═══ Dataset content

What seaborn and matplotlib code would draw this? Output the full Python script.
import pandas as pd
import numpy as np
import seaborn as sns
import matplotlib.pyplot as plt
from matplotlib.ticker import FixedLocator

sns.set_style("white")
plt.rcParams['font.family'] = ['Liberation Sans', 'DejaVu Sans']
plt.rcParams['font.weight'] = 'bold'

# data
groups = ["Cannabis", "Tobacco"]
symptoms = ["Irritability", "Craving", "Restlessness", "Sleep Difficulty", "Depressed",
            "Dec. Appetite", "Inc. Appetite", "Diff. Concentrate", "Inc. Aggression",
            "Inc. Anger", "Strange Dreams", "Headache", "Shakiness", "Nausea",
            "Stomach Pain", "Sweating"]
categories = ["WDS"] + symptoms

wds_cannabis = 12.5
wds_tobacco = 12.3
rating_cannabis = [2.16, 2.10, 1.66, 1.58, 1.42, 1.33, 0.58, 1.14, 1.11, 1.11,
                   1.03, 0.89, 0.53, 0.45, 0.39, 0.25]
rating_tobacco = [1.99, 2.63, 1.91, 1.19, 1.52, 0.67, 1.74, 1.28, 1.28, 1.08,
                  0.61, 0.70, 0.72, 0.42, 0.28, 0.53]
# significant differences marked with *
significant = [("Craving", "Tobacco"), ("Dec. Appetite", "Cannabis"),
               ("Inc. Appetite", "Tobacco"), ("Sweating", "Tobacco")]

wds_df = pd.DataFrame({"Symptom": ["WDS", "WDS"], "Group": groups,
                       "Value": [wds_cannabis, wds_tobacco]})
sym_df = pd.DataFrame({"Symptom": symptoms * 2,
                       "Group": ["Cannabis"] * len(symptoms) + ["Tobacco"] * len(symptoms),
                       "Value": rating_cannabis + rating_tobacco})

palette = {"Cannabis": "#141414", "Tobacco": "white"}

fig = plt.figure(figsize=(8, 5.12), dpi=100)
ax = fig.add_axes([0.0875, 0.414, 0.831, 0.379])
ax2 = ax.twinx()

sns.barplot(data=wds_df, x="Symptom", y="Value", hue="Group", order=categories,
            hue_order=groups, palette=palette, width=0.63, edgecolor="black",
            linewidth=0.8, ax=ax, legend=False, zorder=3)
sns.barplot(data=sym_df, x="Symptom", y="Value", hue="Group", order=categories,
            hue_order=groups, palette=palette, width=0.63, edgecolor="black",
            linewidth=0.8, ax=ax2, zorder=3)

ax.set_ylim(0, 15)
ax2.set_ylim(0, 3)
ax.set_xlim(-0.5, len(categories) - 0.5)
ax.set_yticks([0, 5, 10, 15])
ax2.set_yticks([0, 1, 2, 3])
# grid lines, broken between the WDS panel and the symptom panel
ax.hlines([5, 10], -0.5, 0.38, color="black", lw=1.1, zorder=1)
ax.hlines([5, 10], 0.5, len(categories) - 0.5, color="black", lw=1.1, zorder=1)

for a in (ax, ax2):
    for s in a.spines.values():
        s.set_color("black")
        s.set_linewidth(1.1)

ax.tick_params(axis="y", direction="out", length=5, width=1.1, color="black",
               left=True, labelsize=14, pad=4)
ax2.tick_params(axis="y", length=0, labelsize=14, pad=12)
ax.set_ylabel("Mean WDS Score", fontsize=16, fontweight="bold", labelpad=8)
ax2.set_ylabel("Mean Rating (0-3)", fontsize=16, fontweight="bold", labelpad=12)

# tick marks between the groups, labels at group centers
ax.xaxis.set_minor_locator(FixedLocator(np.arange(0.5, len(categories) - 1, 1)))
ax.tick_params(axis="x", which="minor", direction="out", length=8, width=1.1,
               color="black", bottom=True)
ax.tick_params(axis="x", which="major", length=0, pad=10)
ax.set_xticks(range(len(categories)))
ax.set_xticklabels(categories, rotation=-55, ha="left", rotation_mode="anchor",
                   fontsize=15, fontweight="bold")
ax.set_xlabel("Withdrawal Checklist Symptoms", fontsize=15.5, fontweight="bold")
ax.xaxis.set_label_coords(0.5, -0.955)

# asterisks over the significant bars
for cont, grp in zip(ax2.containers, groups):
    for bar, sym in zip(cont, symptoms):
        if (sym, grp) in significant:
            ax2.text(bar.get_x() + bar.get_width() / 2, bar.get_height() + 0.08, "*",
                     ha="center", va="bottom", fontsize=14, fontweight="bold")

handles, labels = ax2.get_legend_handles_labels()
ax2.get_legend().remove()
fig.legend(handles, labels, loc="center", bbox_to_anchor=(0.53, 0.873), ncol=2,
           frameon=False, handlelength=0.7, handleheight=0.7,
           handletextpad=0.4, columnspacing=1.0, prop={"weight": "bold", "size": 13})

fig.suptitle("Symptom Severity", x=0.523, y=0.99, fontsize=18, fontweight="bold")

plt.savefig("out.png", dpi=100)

══════

## Exercise details
Find each line holding "matplotlib". Copy it out.

## Exercise response
What seaborn and matplotlib code would draw this? Output the full Python script.
import matplotlib.pyplot as plt
from matplotlib.ticker import FixedLocator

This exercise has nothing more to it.